Now I wake up to the sounds of all the children helping themselves to breakfast—cereal and toast—and banging away on the piano. I write and work out and descend into the chaos in a reasonably quiet frame of mind. I administer spelling tests, I read and am read to, I admonish the occasionally indigent child to apply more attention and focus to the subject at hand, and then, as the clock approaches noon, I arise with an air of gracious majesty and enter my proper domain, the kitchen. And there, in quietness and peace, I cook something.
Yesterday, because I knew I needed to be about my business in a timely way, I pulled a capacious pot from the soothing cool of my fridge, placed it lovingly on my stove, and turned on the heat. Inside was half a pork roast, cubed and succulent, and half a head of cabbage, chopped and mellowed with chickpeas. Soup, in other words, and golden brown rolls ready to be heated in the oven. The soup came back up to the boil, the bread softened and warmed, and the aromas wafted aloft to the heavens, gathering us all together for Luncheon.

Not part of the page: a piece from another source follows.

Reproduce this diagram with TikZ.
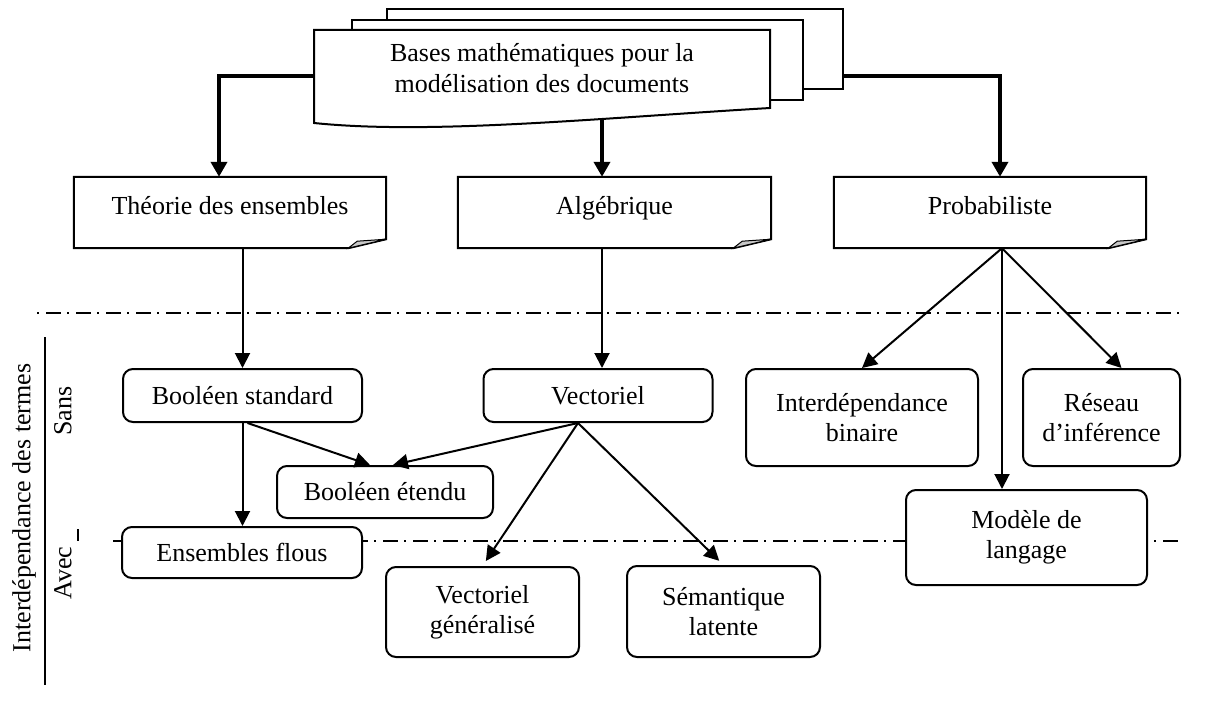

What was essentially a moment of cultural defiance has turned out to be something abundantly gracious and life-giving. No longer rushing from one thrown-together sandwich to the next, from hasty and exhausted conversation to activity, we all sit down and rest a while. We talk about the morning’s work. We chew our food all the way. We have the time to savor, by single moments, the feasting joy of the heavenly kingdom I constantly long for. There is a hymn, in my battered hymnal, that is properly the vision of the person who is not from here, nor from anywhere, but who looks forward to a moment of unharried rest: “The sure provisions of my God attend me all my days; O may thy house be my abode, and all my work be praise. There would I find a settled rest, while others go and come; no more a stranger, nor a guest, but like a child at home.”
Readers coming over from Anne’s blog at Patheos, welcome.